To teach both aquaponics and traditional gardening to low income students to raise vegetables and herbs and show them how to bring nutritious, organic food to their dinner tables. We will bring awareness of urban "farming" on an individual basis using aquaponics principles to our community's inner city. With aquaponics, the fish excretion in the water from the fish “pond” provides nutrients for the plants. In turn, clean oxygenated water is returned to the pond. The system could be big or small, indoors or outdoors, with the result being organic vegetables or herbs.

Crystal Lake Central HS

Our goal for the Crystal Lake Central High School garden is to use the hydroponic gardening system to teach students about the way of the future in terms of growing fruits and vegetables. Many of today’s greenhouse vegetables are grown through a hydroponic system. Our goal is to use the grant money to continue to add more components to the garden.

Palm Beach Gardens Community High School

There is a local need,across the community,for healthy foods which currently can be expensive and unobtainable. The requested funds will improve our existing program by allowing expansion of our current Culinary garden. We hope to produce and harvest more vegetables,experiment with alternative growing mediums (hydroponic) and provide a larger arena for more student workers.

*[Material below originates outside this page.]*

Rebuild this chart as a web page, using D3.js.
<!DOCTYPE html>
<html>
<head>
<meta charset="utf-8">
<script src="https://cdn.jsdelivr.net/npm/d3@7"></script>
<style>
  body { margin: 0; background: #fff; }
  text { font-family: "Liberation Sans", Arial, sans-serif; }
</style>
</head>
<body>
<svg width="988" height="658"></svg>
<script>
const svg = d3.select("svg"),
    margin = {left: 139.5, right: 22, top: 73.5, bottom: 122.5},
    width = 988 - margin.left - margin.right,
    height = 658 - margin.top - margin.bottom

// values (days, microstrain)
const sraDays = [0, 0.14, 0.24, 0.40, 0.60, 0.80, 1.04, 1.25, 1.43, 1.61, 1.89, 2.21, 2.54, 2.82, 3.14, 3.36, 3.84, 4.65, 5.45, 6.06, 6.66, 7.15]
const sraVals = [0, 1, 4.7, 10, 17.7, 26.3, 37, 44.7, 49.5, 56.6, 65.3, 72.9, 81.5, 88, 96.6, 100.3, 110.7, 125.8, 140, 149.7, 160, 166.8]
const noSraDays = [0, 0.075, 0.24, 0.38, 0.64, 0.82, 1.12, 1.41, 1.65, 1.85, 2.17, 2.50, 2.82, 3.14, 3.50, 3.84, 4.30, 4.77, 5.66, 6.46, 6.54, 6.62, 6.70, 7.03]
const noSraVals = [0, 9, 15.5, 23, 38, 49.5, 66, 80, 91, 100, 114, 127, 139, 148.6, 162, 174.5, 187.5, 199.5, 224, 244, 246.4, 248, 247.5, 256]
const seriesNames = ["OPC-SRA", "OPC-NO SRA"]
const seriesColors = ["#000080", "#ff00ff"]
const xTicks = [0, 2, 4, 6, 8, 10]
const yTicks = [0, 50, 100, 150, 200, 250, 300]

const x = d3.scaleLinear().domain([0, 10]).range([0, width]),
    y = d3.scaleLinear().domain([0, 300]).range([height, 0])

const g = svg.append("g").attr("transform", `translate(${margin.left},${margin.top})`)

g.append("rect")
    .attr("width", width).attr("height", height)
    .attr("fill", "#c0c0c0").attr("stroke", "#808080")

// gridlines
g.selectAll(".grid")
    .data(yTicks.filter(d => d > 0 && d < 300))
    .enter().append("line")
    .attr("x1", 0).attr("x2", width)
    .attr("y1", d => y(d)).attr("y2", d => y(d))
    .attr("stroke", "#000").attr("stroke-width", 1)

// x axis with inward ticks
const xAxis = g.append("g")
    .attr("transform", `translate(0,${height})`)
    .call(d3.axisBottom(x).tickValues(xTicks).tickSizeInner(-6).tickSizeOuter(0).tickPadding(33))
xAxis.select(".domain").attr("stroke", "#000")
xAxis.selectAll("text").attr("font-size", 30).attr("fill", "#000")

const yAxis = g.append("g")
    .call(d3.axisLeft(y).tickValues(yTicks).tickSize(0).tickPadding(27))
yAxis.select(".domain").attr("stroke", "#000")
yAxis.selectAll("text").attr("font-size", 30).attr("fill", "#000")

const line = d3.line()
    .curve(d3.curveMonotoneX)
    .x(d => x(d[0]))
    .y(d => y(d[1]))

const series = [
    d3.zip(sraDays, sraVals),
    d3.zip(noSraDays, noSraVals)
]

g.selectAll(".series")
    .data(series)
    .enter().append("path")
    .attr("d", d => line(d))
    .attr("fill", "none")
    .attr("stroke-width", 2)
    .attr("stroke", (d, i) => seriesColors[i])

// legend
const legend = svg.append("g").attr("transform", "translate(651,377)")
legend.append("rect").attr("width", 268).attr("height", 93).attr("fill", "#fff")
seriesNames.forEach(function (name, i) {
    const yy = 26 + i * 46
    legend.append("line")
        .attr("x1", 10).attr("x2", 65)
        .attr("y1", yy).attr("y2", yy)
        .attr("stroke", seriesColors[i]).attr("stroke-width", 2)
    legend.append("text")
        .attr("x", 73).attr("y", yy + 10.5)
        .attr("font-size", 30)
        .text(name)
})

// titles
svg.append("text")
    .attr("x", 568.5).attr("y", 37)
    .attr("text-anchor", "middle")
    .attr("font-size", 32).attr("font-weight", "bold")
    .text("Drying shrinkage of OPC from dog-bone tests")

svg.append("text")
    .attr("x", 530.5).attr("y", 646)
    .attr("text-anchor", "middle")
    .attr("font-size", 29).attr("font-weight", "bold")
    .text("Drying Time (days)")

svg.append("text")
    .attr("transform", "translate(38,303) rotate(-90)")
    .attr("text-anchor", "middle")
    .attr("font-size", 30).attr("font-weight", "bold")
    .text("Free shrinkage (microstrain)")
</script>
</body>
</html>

The produce would be harvested and used for our weekly "Gator Bites Cafe" luncheons and full advantage taken to prepare and create healthy ,appealing and nutritious additions to our daily "specials".

Tamanend Middle School

Our school installed a garden at the end of the 2013-14 school year. We enlisted the help of an Eagle Scout to help us with this project. Although the structure of the garden is in place and we planted a crop in the spring, there is a lot of work to make the garden better. We need to renovate the beds with proper soil and create a compost system to improve the quality of the fruit and vegetables grown. In addition, we are in need of an irrigation system to complete the structure of the gardens.

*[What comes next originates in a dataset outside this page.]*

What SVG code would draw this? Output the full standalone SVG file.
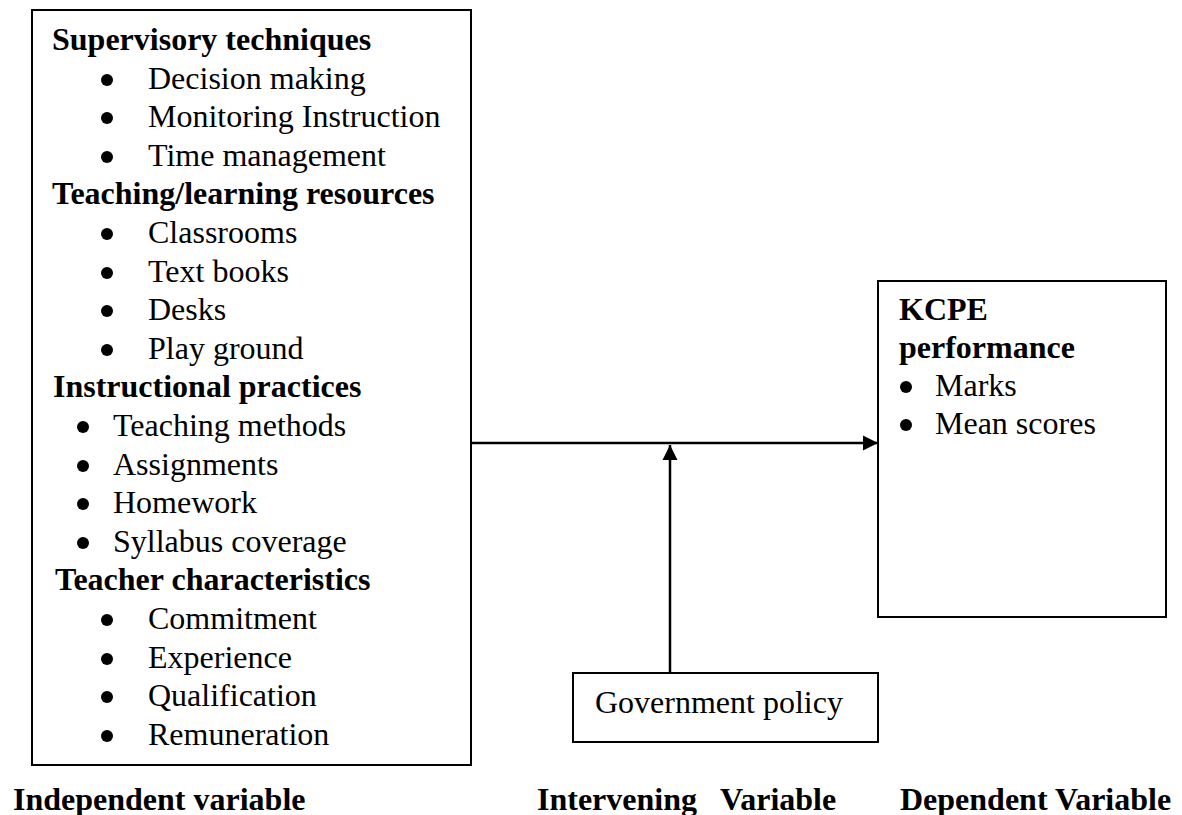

Hector Garcia Middle School

Our current garden is in existing flower beds that are not meant for growing vegetables and fruits. Receiving this grant will allow construction for vegetable garden beds. Constructing several garden beds will increase student involvement with our current garden program. We would like to use this grant to build as many beds as possible along with set up of a few rain barrels to harvest rain for the garden. The goal of our garden is to gain more participation from students, teachers, and parents.

Weaver Middle School

Weaver Middle School's garden goal is to educate students about where their delicious, nutritious food comes from. In addition, we want more hands-on activities for students. A school garden would, hand's down, aid in the lack of nutrients they are currently missing out on by providing a space for them to plant, water, nurture, and be amazed as their specific vegetable blossoms. We could incorporate language arts by having them write about their findings. We could incorporate science by learning the entire process - start to finish.

Colby Grade School

The primary goal of the school garden is to improve the healthy eating environment in the school and community by increasing and expanding access to a variety of healthy, garden-fresh vegetables. As Colby Grade School implements a new curriculum, “Agriculture in the Classroom,” incorporating a garden would be a logical enhancement. The program involving students participating in the After School Program (ASP) in school garden work would be a program enrichment activity for the 2015-16 school years.

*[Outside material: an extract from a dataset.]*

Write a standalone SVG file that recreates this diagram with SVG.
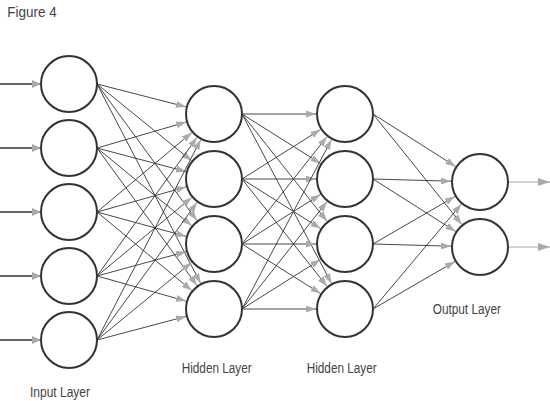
<svg xmlns="http://www.w3.org/2000/svg" width="550" height="401" viewBox="0 0 550 401">
<style>
.node{fill:#fff;stroke:#333;stroke-width:2}
.c{stroke:#333;stroke-width:0.9;fill:none;marker-end:url(#ah)}
.in{stroke:#333;stroke-width:1.6;fill:none;marker-end:url(#ahIn)}
.out{stroke:#aaa;stroke-width:1.2;fill:none;marker-end:url(#ahOut)}
.lbl{font-family:"Liberation Sans Narrow","Liberation Sans",Arial,sans-serif;font-size:15.5px;fill:#444}
</style>
<defs>
<marker id="ah" viewBox="0 0 10 7" refX="10" refY="3.5" markerWidth="10" markerHeight="7" markerUnits="userSpaceOnUse" orient="auto"><path d="M0,0 L10,3.5 L0,7 z" fill="#aaa"/></marker>
<marker id="ahIn" viewBox="0 0 9 8" refX="9" refY="4" markerWidth="9" markerHeight="8" markerUnits="userSpaceOnUse" orient="auto"><path d="M0,0 L9,4 L0,8 z" fill="#aaa"/></marker>
<marker id="ahOut" viewBox="0 0 12 8" refX="12" refY="4" markerWidth="12" markerHeight="8" markerUnits="userSpaceOnUse" orient="auto"><path d="M0,0 L12,4 L0,8 z" fill="#aaa"/></marker>
</defs>
<rect width="550" height="401" fill="#fff"/>
<text class="lbl" x="7.3" y="16.5" font-size="16.5" textLength="49.4" lengthAdjust="spacingAndGlyphs">Figure 4</text>
<g id="connectors">
<path class="in" d="M0,84 H41"/>
<path class="in" d="M0,148 H41"/>
<path class="in" d="M0,212 H41"/>
<path class="in" d="M0,276 H41"/>
<path class="in" d="M0,340 H41"/>
<path class="c" d="M97,84 L185.9,106.8"/>
<path class="c" d="M97,84 L191.5,160.7"/>
<path class="c" d="M97,84 L196.9,220.6"/>
<path class="c" d="M97,84 L200.6,283.3"/>
<path class="c" d="M97,148 L186.2,122.1"/>
<path class="c" d="M97,148 L186,171.6"/>
<path class="c" d="M97,148 L191.6,225.6"/>
<path class="c" d="M97,148 L197,285.5"/>
<path class="c" d="M97,212 L191.8,132.6"/>
<path class="c" d="M97,212 L186.1,186.9"/>
<path class="c" d="M97,212 L186,236.3"/>
<path class="c" d="M97,212 L191.7,290.5"/>
<path class="c" d="M97,276 L197,137.5"/>
<path class="c" d="M97,276 L191.7,197.5"/>
<path class="c" d="M97,276 L186,251.7"/>
<path class="c" d="M97,276 L186.1,301.1"/>
<path class="c" d="M97,340 L200.7,139.8"/>
<path class="c" d="M97,340 L197,202.5"/>
<path class="c" d="M97,340 L191.6,262.4"/>
<path class="c" d="M97,340 L186,316.4"/>
<path class="c" d="M242,114 L316,114"/>
<path class="c" d="M242,114 L320.5,163.5"/>
<path class="c" d="M242,114 L327,221.3"/>
<path class="c" d="M242,114 L331.5,283.4"/>
<path class="c" d="M242,179 L320.5,129.5"/>
<path class="c" d="M242,179 L316,179"/>
<path class="c" d="M242,179 L320.5,228.5"/>
<path class="c" d="M242,179 L327,286.3"/>
<path class="c" d="M242,244 L327,136.7"/>
<path class="c" d="M242,244 L320.5,194.5"/>
<path class="c" d="M242,244 L316,244"/>
<path class="c" d="M242,244 L320.5,293.5"/>
<path class="c" d="M242,309 L331.5,139.6"/>
<path class="c" d="M242,309 L327,201.7"/>
<path class="c" d="M242,309 L320.5,259.5"/>
<path class="c" d="M242,309 L316,309"/>
<path class="c" d="M373,114 L455.5,166.4"/>
<path class="c" d="M373,114 L461.8,224.4"/>
<path class="c" d="M373,179 L451,181.2"/>
<path class="c" d="M373,179 L455.5,231.4"/>
<path class="c" d="M373,244 L454.9,196.5"/>
<path class="c" d="M373,244 L451,246.2"/>
<path class="c" d="M373,309 L461.3,204.2"/>
<path class="c" d="M373,309 L454.9,261.5"/>
<path class="out" d="M508,182 H550"/>
<path class="out" d="M508,247 H550"/>
</g>
<g id="in1"><circle class="node" cx="69" cy="84" r="28"/></g>
<g id="in2"><circle class="node" cx="69" cy="148" r="28"/></g>
<g id="in3"><circle class="node" cx="69" cy="212" r="28"/></g>
<g id="in4"><circle class="node" cx="69" cy="276" r="28"/></g>
<g id="in5"><circle class="node" cx="69" cy="340" r="28"/></g>
<g id="h1a"><circle class="node" cx="214" cy="114" r="28"/></g>
<g id="h1b"><circle class="node" cx="214" cy="179" r="28"/></g>
<g id="h1c"><circle class="node" cx="214" cy="244" r="28"/></g>
<g id="h1d"><circle class="node" cx="214" cy="309" r="28"/></g>
<g id="h2a"><circle class="node" cx="345" cy="114" r="28"/></g>
<g id="h2b"><circle class="node" cx="345" cy="179" r="28"/></g>
<g id="h2c"><circle class="node" cx="345" cy="244" r="28"/></g>
<g id="h2d"><circle class="node" cx="345" cy="309" r="28"/></g>
<g id="o1"><circle class="node" cx="480" cy="182" r="28"/></g>
<g id="o2"><circle class="node" cx="480" cy="247" r="28"/></g>
<g id="labels">
<text class="lbl" x="30" y="397.3" textLength="60" lengthAdjust="spacingAndGlyphs">Input Layer</text>
<text class="lbl" x="181.7" y="373" textLength="70" lengthAdjust="spacingAndGlyphs">Hidden Layer</text>
<text class="lbl" x="306.7" y="373" textLength="70" lengthAdjust="spacingAndGlyphs">Hidden Layer</text>
<text class="lbl" x="432.7" y="313.5" textLength="68.3" lengthAdjust="spacingAndGlyphs">Output Layer</text>
</g>
</svg>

College of the Desert Early Childhood Edu

3 goals:
*Provide fresh, nutritious food service to 145 children.
*As a teaching lab school demonstrate the feasibility and benefits of school gardens.
*Provide hands-on training to College of the Desert students in a variety of areas including early childhood education, nutrition, agriculture, culinary arts.
 This kitchen garden will produce an average of 7 pounds of vegetables per day year round for children’s meals which will amount to 25% of current food meal needs.